James Adam built a documentation pipeline for Jelly where screenshots are captured automatically from the running app via headless Chrome, driven by directives embedded in Markdown comments. A single rails manual:build command refreshes every screenshot in the help center, eliminating the slow drift between UI changes and stale documentation images.

Key Insight

  • Embed capture instructions in Markdown. HTML comments like <!-- SCREENSHOT: team/page | element | selector=#id --> sit next to the image they produce, so the Markdown source is self-documenting and reviewable in PRs.
  • Three capture modes cover most needs: element (single DOM node by CSS selector), full_page (whole page, optional crop), viewport (visible area only).
  • The click option unlocks state capture, clicking a button to open a popover/form before screenshotting, with wait=200 to let animations settle. Without this, hidden UI states are uncapturable.
  • Group by login session: the Rake task groups directives by team so it only logs into each demo account once per build. Smart batching turns a slow operation into a tolerable one.
  • Cosmetic options matter: hide (remove dev toolbars / cookie banners), torn (CSS clip-path edge effect), and crop coordinates remove the “screenshot looks rough” excuse.

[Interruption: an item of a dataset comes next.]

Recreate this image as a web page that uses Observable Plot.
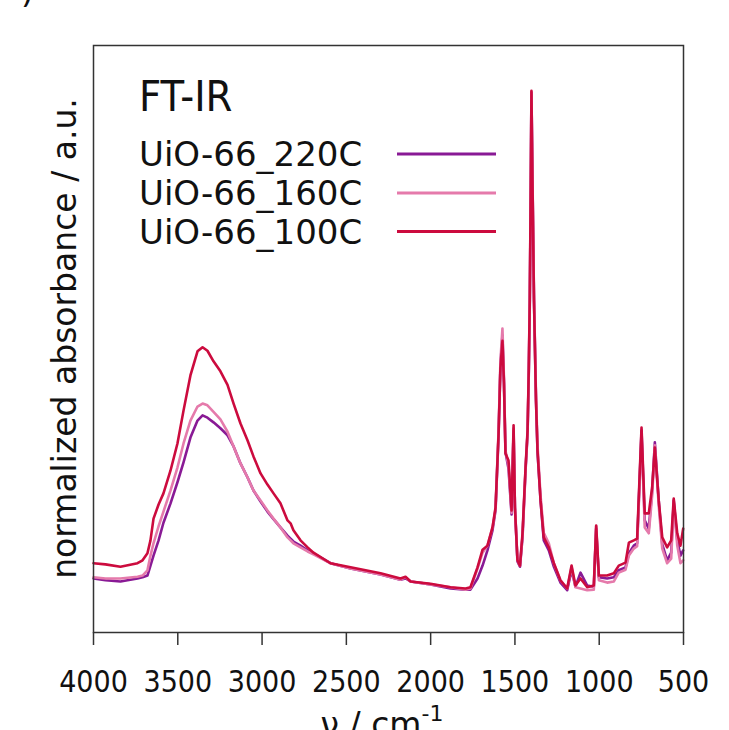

  • Stack: Capybara + Cuprite (CDP-based, faster than Selenium) driving headless Chrome, Redcarpet for Markdown to HTML, ERB views in Rails.
  • Real win is friction removal, not novelty. Author admits the edge cases (scrolling elements into view, popovers, cropping) took longer than the happy path, but now docs get updated more often because the cost dropped to near zero.
  • Code and docs ship in the same PR. Co-located source means docs can never silently lag the feature.